Bernard looked embarrassed. ‘I happen to know it. There is no possible doubt, I’m afraid.’
She fingered the smooth cabochon brooch at her throat while she struggled to conceal her agitation. What was it concerning Matthew that Bernard was so reluctant to explain, she wondered desolately. Could it be something to do with Blanche? Had Bernard some knowledge of a liaison between the two of them?’
Returning slowly to Cathy’s room, stair by stair as if facing a daunting climb, she wished she had not told Bernard about her clash with Aunt Chloe.
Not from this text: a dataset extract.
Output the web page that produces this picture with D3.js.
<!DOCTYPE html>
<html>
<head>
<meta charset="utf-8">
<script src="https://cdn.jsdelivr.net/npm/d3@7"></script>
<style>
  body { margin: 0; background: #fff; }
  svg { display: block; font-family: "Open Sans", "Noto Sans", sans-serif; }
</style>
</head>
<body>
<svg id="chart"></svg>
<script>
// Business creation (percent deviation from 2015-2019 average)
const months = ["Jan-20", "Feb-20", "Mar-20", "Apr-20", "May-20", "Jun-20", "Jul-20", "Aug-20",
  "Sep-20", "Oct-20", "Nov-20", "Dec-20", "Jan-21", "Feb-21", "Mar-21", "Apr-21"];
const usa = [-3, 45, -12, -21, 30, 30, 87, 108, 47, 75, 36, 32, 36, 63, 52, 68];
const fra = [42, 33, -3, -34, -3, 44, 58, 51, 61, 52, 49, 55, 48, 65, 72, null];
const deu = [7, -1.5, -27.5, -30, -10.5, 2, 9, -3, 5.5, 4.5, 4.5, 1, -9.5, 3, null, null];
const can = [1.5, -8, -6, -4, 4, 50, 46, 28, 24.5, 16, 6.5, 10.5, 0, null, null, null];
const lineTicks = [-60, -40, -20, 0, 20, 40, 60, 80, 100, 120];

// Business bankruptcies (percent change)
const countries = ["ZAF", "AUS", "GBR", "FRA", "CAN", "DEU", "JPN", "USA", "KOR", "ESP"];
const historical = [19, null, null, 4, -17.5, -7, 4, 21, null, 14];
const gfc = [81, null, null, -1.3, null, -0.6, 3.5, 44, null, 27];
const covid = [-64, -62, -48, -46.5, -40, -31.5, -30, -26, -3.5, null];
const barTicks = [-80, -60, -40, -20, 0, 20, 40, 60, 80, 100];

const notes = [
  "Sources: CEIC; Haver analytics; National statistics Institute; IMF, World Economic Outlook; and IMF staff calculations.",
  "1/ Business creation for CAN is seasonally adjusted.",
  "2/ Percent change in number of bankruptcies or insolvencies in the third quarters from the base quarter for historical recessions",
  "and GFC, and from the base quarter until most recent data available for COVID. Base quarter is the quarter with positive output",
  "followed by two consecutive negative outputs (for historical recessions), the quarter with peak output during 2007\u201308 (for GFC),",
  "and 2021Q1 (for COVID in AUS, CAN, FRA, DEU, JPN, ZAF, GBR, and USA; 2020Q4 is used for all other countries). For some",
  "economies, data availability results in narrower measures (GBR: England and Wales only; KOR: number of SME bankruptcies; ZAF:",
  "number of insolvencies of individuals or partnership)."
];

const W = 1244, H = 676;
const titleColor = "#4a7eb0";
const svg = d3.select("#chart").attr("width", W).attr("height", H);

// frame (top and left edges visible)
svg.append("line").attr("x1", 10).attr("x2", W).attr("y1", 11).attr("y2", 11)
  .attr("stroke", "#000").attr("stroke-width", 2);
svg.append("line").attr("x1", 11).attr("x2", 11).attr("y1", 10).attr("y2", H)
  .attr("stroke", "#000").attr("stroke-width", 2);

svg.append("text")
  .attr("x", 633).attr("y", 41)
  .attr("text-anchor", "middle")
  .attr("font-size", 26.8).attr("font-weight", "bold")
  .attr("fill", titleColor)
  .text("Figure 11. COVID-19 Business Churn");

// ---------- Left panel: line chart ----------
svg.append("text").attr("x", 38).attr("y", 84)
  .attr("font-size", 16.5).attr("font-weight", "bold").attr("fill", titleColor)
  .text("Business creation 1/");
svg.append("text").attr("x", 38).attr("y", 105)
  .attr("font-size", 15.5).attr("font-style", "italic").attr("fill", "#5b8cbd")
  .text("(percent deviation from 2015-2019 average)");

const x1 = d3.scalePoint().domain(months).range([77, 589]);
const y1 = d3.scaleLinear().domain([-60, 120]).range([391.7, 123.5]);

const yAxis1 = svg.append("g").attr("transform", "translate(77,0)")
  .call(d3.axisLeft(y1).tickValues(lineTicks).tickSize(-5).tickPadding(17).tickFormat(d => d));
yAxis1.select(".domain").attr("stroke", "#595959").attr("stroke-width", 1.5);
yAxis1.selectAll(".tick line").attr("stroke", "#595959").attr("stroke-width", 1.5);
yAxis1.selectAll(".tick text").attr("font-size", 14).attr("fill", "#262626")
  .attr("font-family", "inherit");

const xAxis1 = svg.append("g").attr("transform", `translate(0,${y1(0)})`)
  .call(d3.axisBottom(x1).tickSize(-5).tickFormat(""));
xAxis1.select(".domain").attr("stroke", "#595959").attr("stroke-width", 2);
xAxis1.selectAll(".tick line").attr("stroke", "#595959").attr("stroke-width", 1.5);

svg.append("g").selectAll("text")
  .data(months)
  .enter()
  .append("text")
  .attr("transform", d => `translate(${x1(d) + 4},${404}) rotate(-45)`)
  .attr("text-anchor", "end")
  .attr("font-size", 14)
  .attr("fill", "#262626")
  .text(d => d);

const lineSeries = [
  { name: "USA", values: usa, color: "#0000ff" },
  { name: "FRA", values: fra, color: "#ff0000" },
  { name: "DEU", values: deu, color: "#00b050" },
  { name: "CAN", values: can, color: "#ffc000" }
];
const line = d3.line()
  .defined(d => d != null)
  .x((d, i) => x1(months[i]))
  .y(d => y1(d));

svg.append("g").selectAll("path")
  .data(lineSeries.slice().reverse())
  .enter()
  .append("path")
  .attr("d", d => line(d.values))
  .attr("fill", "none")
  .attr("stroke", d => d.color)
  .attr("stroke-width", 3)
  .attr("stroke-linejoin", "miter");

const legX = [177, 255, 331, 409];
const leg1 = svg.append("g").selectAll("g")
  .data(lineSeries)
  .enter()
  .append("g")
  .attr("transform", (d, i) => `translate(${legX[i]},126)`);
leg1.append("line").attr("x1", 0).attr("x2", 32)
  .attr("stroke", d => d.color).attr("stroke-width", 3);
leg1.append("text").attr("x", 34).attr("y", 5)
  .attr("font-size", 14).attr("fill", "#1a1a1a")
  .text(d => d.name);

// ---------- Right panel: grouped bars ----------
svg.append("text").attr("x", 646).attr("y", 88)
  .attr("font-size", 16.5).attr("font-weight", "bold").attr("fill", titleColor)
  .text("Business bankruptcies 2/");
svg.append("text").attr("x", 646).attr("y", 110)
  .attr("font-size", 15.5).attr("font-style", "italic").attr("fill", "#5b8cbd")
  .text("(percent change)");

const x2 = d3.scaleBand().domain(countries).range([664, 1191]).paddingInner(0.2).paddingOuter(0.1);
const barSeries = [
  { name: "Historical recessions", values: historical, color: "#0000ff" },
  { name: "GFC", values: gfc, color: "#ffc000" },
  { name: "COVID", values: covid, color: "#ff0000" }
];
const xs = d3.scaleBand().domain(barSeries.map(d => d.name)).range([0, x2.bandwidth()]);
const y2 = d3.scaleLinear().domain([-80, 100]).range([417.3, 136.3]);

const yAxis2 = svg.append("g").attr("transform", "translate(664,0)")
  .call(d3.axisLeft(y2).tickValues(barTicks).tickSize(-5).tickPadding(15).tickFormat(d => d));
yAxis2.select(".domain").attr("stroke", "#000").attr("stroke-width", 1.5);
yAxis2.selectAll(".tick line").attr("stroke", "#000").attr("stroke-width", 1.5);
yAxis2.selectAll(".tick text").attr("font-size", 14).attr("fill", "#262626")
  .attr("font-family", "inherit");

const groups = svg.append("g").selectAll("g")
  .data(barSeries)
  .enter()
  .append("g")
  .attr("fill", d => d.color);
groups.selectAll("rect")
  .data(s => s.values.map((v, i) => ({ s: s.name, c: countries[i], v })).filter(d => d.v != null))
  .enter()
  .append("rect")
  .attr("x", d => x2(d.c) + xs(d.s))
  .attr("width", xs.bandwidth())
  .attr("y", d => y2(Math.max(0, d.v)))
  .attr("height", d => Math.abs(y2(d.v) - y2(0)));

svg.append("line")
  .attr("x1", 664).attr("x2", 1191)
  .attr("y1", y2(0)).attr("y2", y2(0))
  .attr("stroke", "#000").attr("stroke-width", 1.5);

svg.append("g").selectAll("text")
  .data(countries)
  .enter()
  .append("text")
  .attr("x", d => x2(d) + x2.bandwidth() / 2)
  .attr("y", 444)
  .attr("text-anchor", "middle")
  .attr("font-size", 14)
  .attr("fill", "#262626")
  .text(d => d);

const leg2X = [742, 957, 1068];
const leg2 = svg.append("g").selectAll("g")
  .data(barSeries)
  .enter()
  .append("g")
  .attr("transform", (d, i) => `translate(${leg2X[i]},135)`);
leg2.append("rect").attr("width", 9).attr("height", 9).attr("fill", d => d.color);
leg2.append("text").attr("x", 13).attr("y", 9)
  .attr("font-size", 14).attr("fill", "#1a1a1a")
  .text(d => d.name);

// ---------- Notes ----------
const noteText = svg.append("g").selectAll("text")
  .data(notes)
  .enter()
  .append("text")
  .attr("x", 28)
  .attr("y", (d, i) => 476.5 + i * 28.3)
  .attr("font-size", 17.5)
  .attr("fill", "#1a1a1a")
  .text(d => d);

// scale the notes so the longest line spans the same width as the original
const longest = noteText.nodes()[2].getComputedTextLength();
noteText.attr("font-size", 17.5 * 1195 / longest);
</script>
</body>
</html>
The alacrity with which she had sprung to Matthew’s defence must have betrayed her sympathy for him ... deeper feelings than she had been aware of until this moment. But the sudden searing pain in her heart could not be ignored. Emma rebuked herself sternly, how foolish to become emotionally entangled in the question of whether or not Matthew Sutcliffe was a wronged man. All she had ever intended was to keep an open mind; to stifle her natural prejudice against him and give him the chance of proving his innocence. If he was innocent.
* * *
‘Cathy, I thought I might go for a ride this afternoon.’ Emma looked hopefully at her cousin, who was sitting up in a chair by the open window, wrapped in a shawl, with a fleecy rug across her knees and a footstool at her feet. ‘Will it be all right if I leave you for a little while? I could get Nelly to sit with you, if you like.’